— START SUPPLIED DATA —
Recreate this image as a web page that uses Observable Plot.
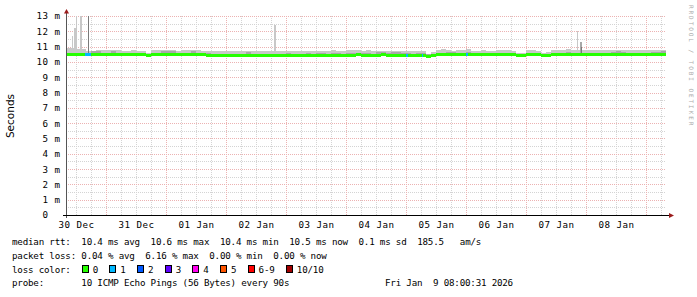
— END SUPPLIED DATA —
— START SUPPLIED DATA —
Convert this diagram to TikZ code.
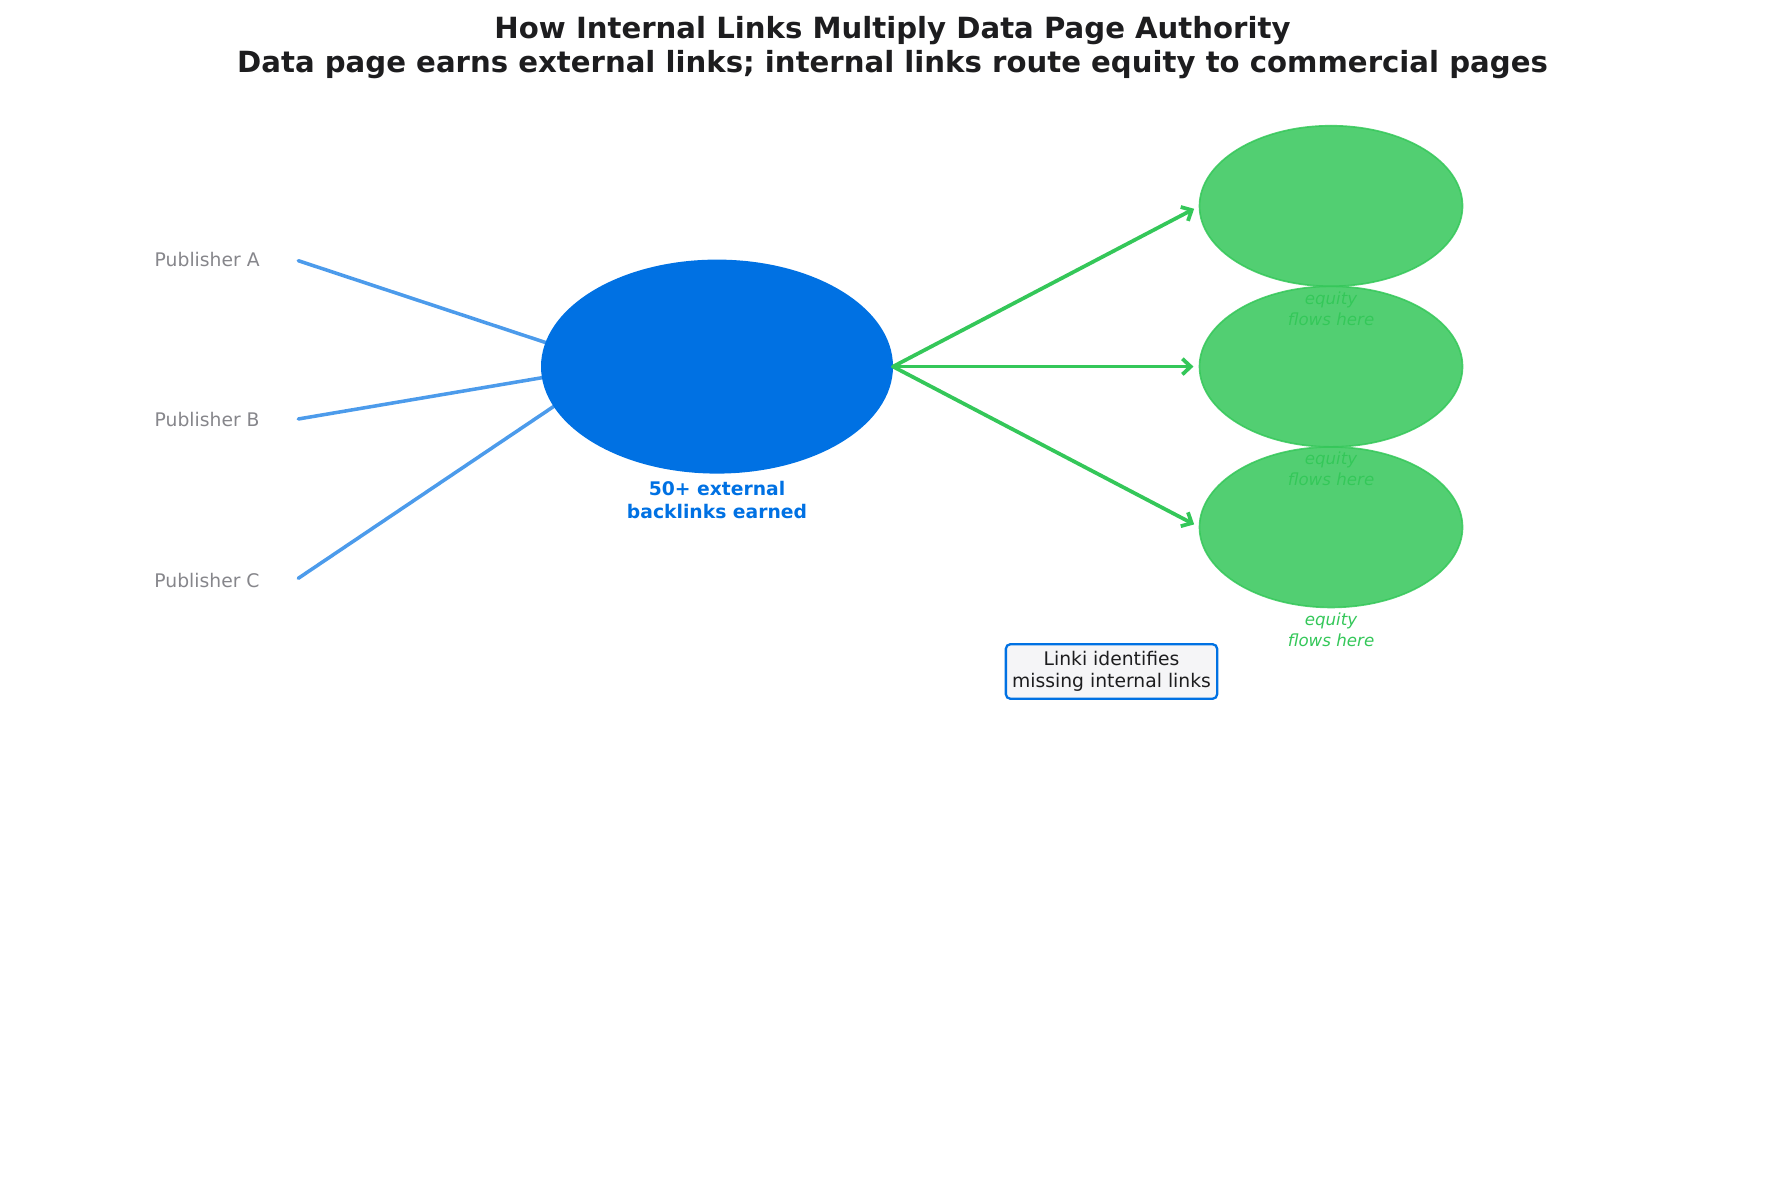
— END SUPPLIED DATA —
— START SUPPLIED DATA —
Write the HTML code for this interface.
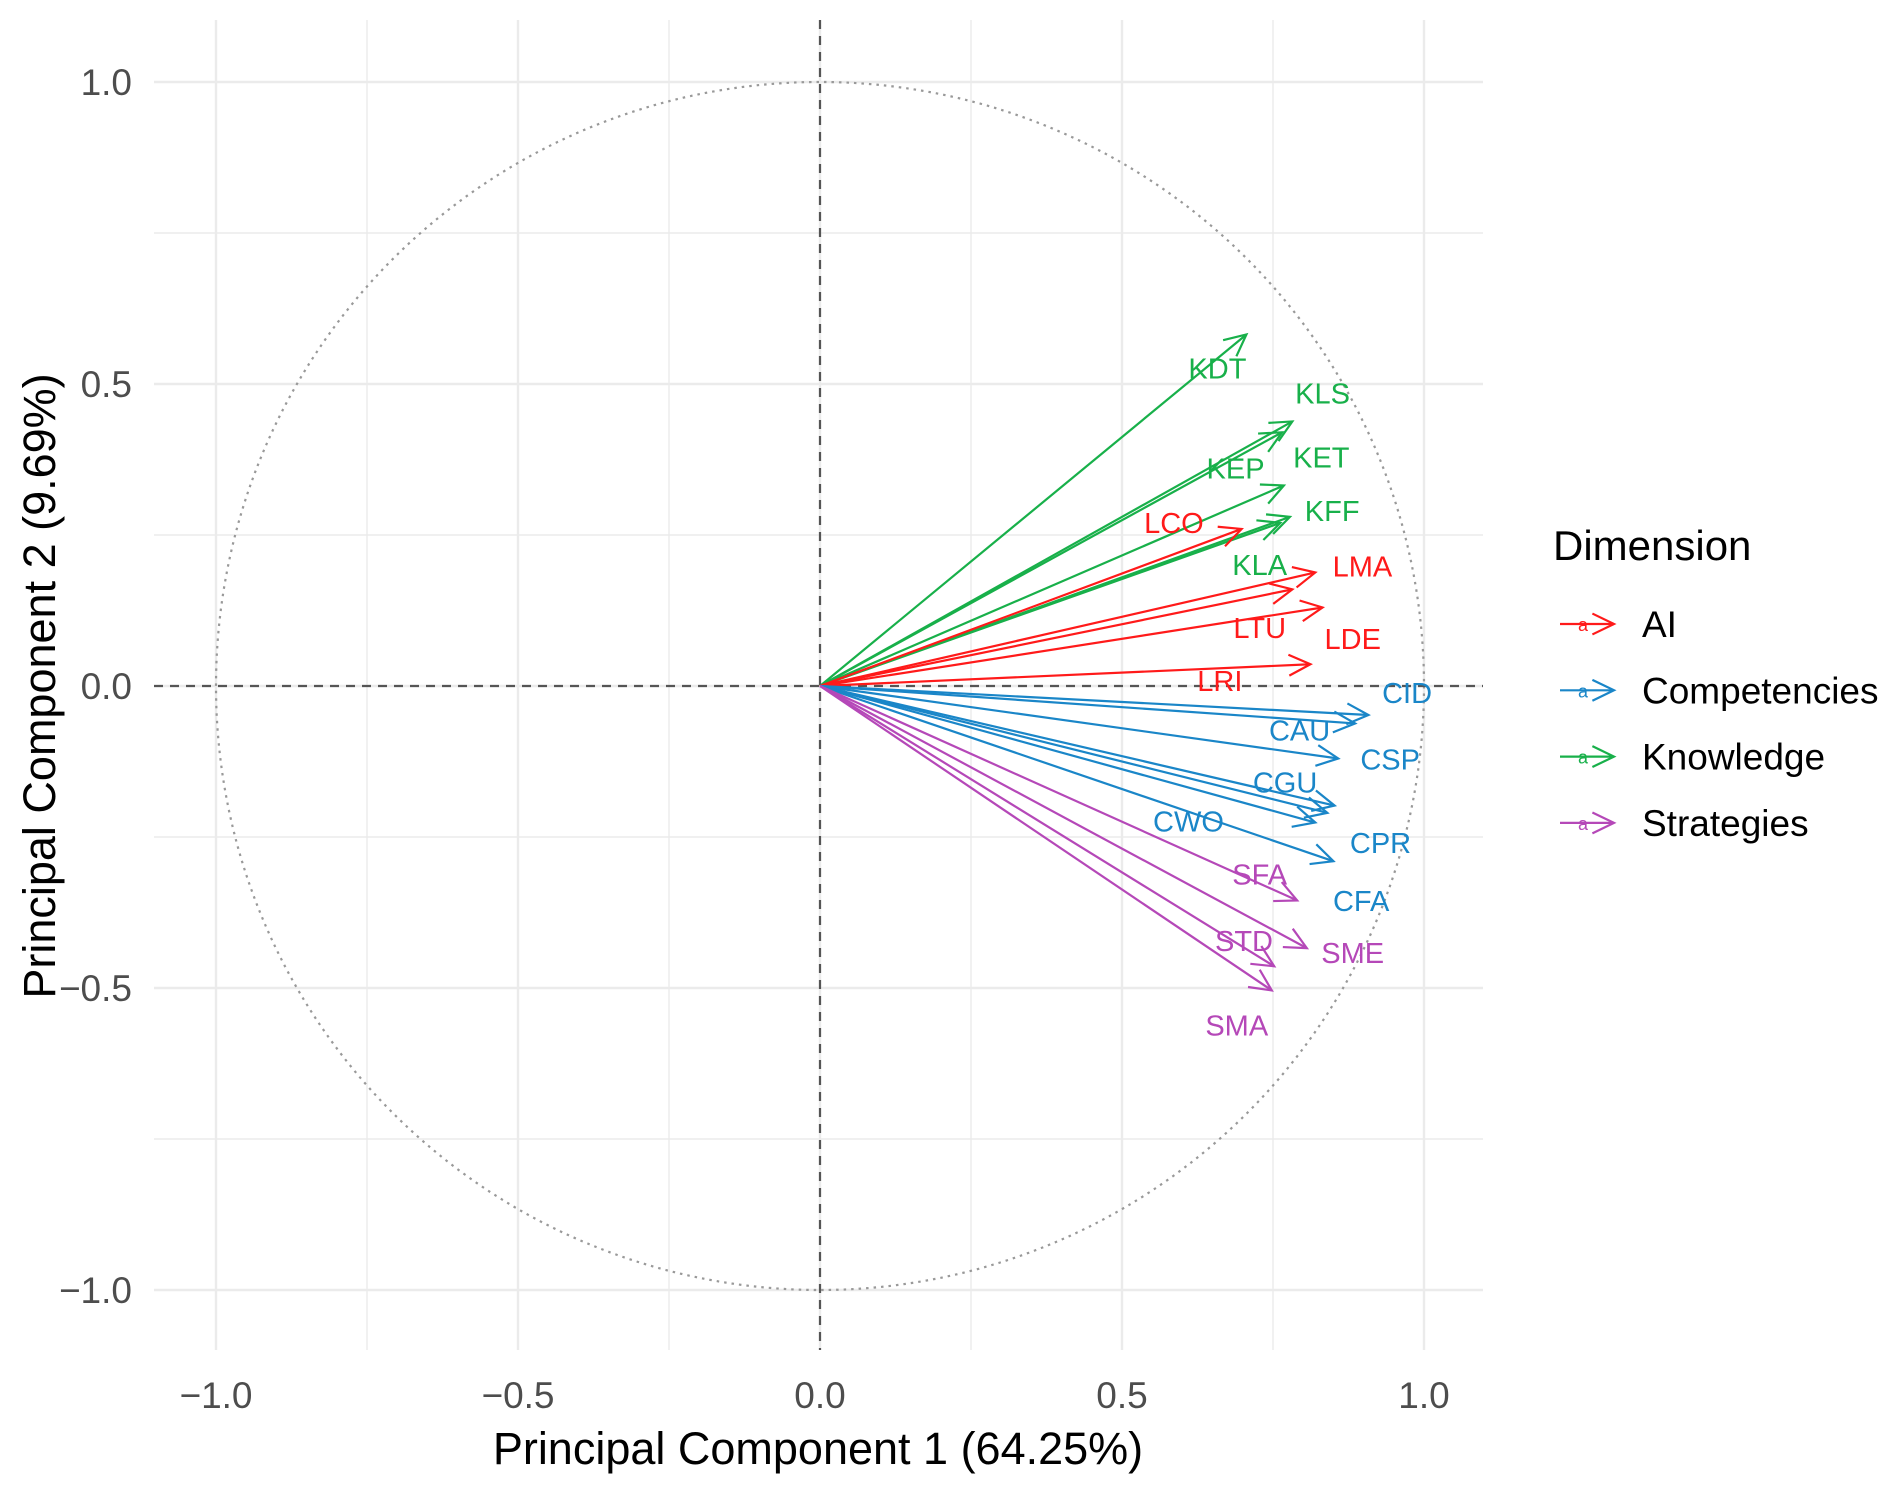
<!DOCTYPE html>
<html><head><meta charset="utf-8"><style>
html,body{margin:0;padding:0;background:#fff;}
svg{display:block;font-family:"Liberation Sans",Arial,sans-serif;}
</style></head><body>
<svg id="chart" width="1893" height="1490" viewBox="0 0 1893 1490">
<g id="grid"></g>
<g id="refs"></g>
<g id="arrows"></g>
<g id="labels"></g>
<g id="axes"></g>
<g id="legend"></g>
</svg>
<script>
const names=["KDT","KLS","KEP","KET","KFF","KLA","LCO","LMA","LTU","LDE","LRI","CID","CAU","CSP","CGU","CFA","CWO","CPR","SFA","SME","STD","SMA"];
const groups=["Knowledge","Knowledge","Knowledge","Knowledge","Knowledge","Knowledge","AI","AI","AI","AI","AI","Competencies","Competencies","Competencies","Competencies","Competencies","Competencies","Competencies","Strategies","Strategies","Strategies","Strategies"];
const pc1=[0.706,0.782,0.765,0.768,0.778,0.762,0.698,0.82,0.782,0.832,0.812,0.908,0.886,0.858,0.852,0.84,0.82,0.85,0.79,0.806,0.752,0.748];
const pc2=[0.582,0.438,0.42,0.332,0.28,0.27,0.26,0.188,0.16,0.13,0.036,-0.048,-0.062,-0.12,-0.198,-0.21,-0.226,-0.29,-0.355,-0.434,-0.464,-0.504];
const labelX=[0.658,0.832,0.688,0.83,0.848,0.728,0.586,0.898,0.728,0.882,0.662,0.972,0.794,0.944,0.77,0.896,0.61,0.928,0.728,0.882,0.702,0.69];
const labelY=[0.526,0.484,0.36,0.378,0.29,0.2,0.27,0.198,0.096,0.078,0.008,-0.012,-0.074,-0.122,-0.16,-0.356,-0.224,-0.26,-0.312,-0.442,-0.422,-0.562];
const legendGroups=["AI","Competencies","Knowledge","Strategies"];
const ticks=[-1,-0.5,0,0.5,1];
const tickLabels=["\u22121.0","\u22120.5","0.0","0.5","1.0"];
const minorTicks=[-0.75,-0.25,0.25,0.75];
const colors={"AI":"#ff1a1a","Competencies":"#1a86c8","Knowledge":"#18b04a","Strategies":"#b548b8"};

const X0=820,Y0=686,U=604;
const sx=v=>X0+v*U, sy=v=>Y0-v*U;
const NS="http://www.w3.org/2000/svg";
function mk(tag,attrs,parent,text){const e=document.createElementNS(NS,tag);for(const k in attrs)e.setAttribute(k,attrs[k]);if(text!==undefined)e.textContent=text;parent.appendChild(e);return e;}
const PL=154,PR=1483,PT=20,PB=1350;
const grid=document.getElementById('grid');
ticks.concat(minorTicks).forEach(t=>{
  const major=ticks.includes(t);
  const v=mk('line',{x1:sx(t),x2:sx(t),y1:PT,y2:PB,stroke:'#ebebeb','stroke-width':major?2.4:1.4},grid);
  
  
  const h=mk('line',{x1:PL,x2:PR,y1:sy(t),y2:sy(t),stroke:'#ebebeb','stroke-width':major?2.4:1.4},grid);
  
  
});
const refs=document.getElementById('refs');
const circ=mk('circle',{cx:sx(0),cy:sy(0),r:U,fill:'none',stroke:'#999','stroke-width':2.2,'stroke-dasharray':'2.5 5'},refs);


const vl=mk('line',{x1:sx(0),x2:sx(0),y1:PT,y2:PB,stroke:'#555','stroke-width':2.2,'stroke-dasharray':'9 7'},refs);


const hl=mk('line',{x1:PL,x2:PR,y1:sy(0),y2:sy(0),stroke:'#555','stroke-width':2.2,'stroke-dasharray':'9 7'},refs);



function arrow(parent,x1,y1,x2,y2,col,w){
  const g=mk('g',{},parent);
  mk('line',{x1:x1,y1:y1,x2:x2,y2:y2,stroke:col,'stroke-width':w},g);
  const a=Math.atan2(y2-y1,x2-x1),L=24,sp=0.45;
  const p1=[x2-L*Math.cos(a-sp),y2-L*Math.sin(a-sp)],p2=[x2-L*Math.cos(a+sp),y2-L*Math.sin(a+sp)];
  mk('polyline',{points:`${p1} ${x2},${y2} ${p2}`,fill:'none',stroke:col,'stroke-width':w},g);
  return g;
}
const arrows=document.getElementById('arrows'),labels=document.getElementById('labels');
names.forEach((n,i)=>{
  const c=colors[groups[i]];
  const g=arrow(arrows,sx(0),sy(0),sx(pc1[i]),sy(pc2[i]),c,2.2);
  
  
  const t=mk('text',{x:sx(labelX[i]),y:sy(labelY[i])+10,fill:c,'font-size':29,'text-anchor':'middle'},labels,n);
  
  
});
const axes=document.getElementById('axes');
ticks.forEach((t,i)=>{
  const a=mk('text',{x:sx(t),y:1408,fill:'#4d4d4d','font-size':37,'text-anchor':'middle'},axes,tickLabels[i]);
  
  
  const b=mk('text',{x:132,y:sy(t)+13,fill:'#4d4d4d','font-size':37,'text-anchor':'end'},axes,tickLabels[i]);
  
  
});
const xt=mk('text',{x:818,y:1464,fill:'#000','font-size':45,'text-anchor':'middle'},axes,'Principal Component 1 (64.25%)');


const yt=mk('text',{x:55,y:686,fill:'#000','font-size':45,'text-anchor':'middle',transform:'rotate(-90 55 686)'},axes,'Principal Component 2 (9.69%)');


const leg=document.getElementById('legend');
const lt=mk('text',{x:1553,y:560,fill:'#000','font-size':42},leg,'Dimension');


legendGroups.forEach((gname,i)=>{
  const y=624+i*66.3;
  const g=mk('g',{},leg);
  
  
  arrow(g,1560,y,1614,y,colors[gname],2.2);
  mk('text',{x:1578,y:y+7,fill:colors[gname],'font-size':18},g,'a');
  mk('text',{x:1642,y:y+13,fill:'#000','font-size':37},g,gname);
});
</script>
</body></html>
— END SUPPLIED DATA —
▶ **INSTRUCTION**: Gather each line in the data that holds the string "code".

▶ **WRITTEN SOLUTION**:
Convert this diagram to TikZ code.
Write the HTML code for this interface.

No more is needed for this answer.